> **SOURCE MATERIAL**:
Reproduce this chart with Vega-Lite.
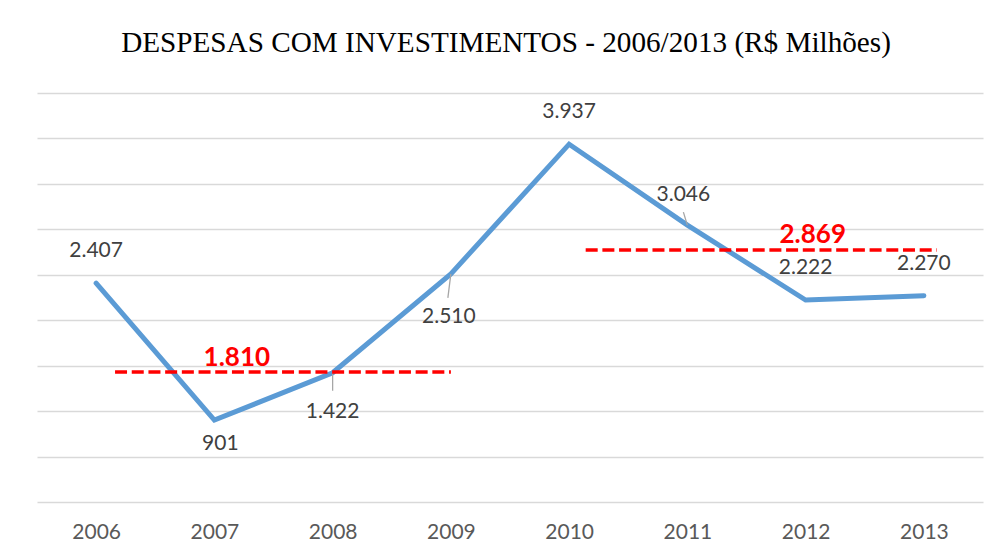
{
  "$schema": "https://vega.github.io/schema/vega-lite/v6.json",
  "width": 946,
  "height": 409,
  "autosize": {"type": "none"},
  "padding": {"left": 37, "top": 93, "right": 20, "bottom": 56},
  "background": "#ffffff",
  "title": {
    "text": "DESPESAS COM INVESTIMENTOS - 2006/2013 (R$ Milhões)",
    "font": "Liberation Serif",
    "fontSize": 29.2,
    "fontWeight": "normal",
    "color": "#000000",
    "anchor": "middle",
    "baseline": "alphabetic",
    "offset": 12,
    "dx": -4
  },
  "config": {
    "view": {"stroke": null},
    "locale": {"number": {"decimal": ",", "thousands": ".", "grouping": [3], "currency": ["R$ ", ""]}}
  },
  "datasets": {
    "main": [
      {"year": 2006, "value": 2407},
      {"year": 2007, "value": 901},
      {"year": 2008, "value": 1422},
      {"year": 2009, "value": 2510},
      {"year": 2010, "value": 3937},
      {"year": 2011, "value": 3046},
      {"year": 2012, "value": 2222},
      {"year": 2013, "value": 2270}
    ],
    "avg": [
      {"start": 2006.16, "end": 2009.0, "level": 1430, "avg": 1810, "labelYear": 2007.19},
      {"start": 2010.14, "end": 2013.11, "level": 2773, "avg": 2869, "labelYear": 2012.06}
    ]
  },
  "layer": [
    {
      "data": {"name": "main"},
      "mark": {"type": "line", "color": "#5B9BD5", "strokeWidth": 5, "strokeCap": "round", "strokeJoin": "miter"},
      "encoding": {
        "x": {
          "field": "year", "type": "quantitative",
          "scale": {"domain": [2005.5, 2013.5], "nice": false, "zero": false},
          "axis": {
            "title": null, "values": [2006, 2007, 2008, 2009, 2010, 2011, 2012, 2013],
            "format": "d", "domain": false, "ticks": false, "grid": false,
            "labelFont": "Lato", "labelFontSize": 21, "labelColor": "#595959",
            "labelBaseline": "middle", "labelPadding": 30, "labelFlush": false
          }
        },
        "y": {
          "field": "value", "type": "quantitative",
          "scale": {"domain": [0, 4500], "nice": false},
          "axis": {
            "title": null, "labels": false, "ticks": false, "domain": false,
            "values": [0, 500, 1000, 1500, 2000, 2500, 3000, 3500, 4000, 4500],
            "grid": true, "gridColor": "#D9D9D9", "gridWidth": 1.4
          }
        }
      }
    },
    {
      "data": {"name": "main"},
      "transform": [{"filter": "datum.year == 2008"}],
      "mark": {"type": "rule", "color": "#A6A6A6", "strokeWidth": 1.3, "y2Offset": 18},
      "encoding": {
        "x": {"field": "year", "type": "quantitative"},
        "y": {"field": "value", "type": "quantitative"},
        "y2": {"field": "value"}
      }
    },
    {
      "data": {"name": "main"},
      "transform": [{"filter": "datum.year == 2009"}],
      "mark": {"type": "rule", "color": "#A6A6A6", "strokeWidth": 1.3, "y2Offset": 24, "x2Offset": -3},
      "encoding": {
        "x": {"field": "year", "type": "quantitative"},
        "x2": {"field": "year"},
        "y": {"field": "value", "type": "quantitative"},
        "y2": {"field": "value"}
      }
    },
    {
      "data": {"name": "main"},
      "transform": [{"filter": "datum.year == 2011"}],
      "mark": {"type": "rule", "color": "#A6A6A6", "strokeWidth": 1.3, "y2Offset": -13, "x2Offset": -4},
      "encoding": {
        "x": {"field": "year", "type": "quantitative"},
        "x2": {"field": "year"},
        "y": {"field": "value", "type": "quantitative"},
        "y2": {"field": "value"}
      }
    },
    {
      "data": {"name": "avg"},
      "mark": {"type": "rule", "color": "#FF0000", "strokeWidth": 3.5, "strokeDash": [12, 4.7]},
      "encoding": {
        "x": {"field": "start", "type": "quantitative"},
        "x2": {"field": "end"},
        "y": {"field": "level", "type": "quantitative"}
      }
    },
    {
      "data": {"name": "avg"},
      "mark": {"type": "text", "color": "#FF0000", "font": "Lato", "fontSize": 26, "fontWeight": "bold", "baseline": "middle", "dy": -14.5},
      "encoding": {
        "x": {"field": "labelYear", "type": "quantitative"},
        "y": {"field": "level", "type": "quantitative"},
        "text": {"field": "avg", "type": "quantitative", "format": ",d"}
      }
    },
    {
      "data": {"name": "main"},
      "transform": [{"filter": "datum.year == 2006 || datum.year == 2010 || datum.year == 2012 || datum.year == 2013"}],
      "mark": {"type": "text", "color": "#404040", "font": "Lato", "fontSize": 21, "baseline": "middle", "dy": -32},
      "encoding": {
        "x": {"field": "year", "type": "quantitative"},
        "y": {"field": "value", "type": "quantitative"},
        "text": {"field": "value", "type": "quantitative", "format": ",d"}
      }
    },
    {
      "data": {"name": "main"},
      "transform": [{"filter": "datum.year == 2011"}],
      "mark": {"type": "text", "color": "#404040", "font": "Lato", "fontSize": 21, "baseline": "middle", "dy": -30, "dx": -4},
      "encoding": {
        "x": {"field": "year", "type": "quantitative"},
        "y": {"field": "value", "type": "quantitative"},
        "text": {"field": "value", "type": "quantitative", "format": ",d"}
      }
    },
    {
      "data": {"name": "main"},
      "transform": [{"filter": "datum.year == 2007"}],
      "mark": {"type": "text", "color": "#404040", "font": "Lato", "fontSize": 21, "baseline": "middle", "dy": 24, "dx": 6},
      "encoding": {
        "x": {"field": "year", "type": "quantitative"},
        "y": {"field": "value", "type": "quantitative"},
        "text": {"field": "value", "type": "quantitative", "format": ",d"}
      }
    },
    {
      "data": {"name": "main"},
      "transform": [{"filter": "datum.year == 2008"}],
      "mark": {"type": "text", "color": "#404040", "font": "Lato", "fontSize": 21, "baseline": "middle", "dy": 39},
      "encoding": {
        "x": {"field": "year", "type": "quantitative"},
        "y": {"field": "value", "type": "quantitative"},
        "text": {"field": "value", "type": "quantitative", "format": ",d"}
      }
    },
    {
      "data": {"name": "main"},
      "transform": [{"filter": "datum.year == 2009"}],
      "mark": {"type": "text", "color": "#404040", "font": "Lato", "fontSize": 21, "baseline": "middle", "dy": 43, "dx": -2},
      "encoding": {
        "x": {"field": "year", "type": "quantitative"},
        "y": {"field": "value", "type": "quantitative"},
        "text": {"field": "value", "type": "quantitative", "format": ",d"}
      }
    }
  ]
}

> **GIVEN REQUEST**: Reproduce the material word for word, minus the images.

> **COMPLETE RESPONSE**:
Reproduce this chart with Vega-Lite.
{
  "$schema": "https://vega.github.io/schema/vega-lite/v6.json",
  "width": 946,
  "height": 409,
  "autosize": {"type": "none"},
  "padding": {"left": 37, "top": 93, "right": 20, "bottom": 56},
  "background": "#ffffff",
  "title": {
    "text": "DESPESAS COM INVESTIMENTOS - 2006/2013 (R$ Milhões)",
    "font": "Liberation Serif",
    "fontSize": 29.2,
    "fontWeight": "normal",
    "color": "#000000",
    "anchor": "middle",
    "baseline": "alphabetic",
    "offset": 12,
    "dx": -4
  },
  "config": {
    "view": {"stroke": null},
    "locale": {"number": {"decimal": ",", "thousands": ".", "grouping": [3], "currency": ["R$ ", ""]}}
  },
  "datasets": {
    "main": [
      {"year": 2006, "value": 2407},
      {"year": 2007, "value": 901},
      {"year": 2008, "value": 1422},
      {"year": 2009, "value": 2510},
      {"year": 2010, "value": 3937},
      {"year": 2011, "value": 3046},
      {"year": 2012, "value": 2222},
      {"year": 2013, "value": 2270}
    ],
    "avg": [
      {"start": 2006.16, "end": 2009.0, "level": 1430, "avg": 1810, "labelYear": 2007.19},
      {"start": 2010.14, "end": 2013.11, "level": 2773, "avg": 2869, "labelYear": 2012.06}
    ]
  },
  "layer": [
    {
      "data": {"name": "main"},
      "mark": {"type": "line", "color": "#5B9BD5", "strokeWidth": 5, "strokeCap": "round", "strokeJoin": "miter"},
      "encoding": {
        "x": {
          "field": "year", "type": "quantitative",
          "scale": {"domain": [2005.5, 2013.5], "nice": false, "zero": false},
          "axis": {
            "title": null, "values": [2006, 2007, 2008, 2009, 2010, 2011, 2012, 2013],
            "format": "d", "domain": false, "ticks": false, "grid": false,
            "labelFont": "Lato", "labelFontSize": 21, "labelColor": "#595959",
            "labelBaseline": "middle", "labelPadding": 30, "labelFlush": false
          }
        },
        "y": {
          "field": "value", "type": "quantitative",
          "scale": {"domain": [0, 4500], "nice": false},
          "axis": {
            "title": null, "labels": false, "ticks": false, "domain": false,
            "values": [0, 500, 1000, 1500, 2000, 2500, 3000, 3500, 4000, 4500],
            "grid": true, "gridColor": "#D9D9D9", "gridWidth": 1.4
          }
        }
      }
    },
    {
      "data": {"name": "main"},
      "transform": [{"filter": "datum.year == 2008"}],
      "mark": {"type": "rule", "color": "#A6A6A6", "strokeWidth": 1.3, "y2Offset": 18},
      "encoding": {
        "x": {"field": "year", "type": "quantitative"},
        "y": {"field": "value", "type": "quantitative"},
        "y2": {"field": "value"}
      }
    },
    {
      "data": {"name": "main"},
      "transform": [{"filter": "datum.year == 2009"}],
      "mark": {"type": "rule", "color": "#A6A6A6", "strokeWidth": 1.3, "y2Offset": 24, "x2Offset": -3},
      "encoding": {
        "x": {"field": "year", "type": "quantitative"},
        "x2": {"field": "year"},
        "y": {"field": "value", "type": "quantitative"},
        "y2": {"field": "value"}
      }
    },
    {
      "data": {"name": "main"},
      "transform": [{"filter": "datum.year == 2011"}],
      "mark": {"type": "rule", "color": "#A6A6A6", "strokeWidth": 1.3, "y2Offset": -13, "x2Offset": -4},
      "encoding": {
        "x": {"field": "year", "type": "quantitative"},
        "x2": {"field": "year"},
        "y": {"field": "value", "type": "quantitative"},
        "y2": {"field": "value"}
      }
    },
    {
      "data": {"name": "avg"},
      "mark": {"type": "rule", "color": "#FF0000", "strokeWidth": 3.5, "strokeDash": [12, 4.7]},
      "encoding": {
        "x": {"field": "start", "type": "quantitative"},
        "x2": {"field": "end"},
        "y": {"field": "level", "type": "quantitative"}
      }
    },
    {
      "data": {"name": "avg"},
      "mark": {"type": "text", "color": "#FF0000", "font": "Lato", "fontSize": 26, "fontWeight": "bold", "baseline": "middle", "dy": -14.5},
      "encoding": {
        "x": {"field": "labelYear", "type": "quantitative"},
        "y": {"field": "level", "type": "quantitative"},
        "text": {"field": "avg", "type": "quantitative", "format": ",d"}
      }
    },
    {
      "data": {"name": "main"},
      "transform": [{"filter": "datum.year == 2006 || datum.year == 2010 || datum.year == 2012 || datum.year == 2013"}],
      "mark": {"type": "text", "color": "#404040", "font": "Lato", "fontSize": 21, "baseline": "middle", "dy": -32},
      "encoding": {
        "x": {"field": "year", "type": "quantitative"},
        "y": {"field": "value", "type": "quantitative"},
        "text": {"field": "value", "type": "quantitative", "format": ",d"}
      }
    },
    {
      "data": {"name": "main"},
      "transform": [{"filter": "datum.year == 2011"}],
      "mark": {"type": "text", "color": "#404040", "font": "Lato", "fontSize": 21, "baseline": "middle", "dy": -30, "dx": -4},
      "encoding": {
        "x": {"field": "year", "type": "quantitative"},
        "y": {"field": "value", "type": "quantitative"},
        "text": {"field": "value", "type": "quantitative", "format": ",d"}
      }
    },
    {
      "data": {"name": "main"},
      "transform": [{"filter": "datum.year == 2007"}],
      "mark": {"type": "text", "color": "#404040", "font": "Lato", "fontSize": 21, "baseline": "middle", "dy": 24, "dx": 6},
      "encoding": {
        "x": {"field": "year", "type": "quantitative"},
        "y": {"field": "value", "type": "quantitative"},
        "text": {"field": "value", "type": "quantitative", "format": ",d"}
      }
    },
    {
      "data": {"name": "main"},
      "transform": [{"filter": "datum.year == 2008"}],
      "mark": {"type": "text", "color": "#404040", "font": "Lato", "fontSize": 21, "baseline": "middle", "dy": 39},
      "encoding": {
        "x": {"field": "year", "type": "quantitative"},
        "y": {"field": "value", "type": "quantitative"},
        "text": {"field": "value", "type": "quantitative", "format": ",d"}
      }
    },
    {
      "data": {"name": "main"},
      "transform": [{"filter": "datum.year == 2009"}],
      "mark": {"type": "text", "color": "#404040", "font": "Lato", "fontSize": 21, "baseline": "middle", "dy": 43, "dx": -2},
      "encoding": {
        "x": {"field": "year", "type": "quantitative"},
        "y": {"field": "value", "type": "quantitative"},
        "text": {"field": "value", "type": "quantitative", "format": ",d"}
      }
    }
  ]
}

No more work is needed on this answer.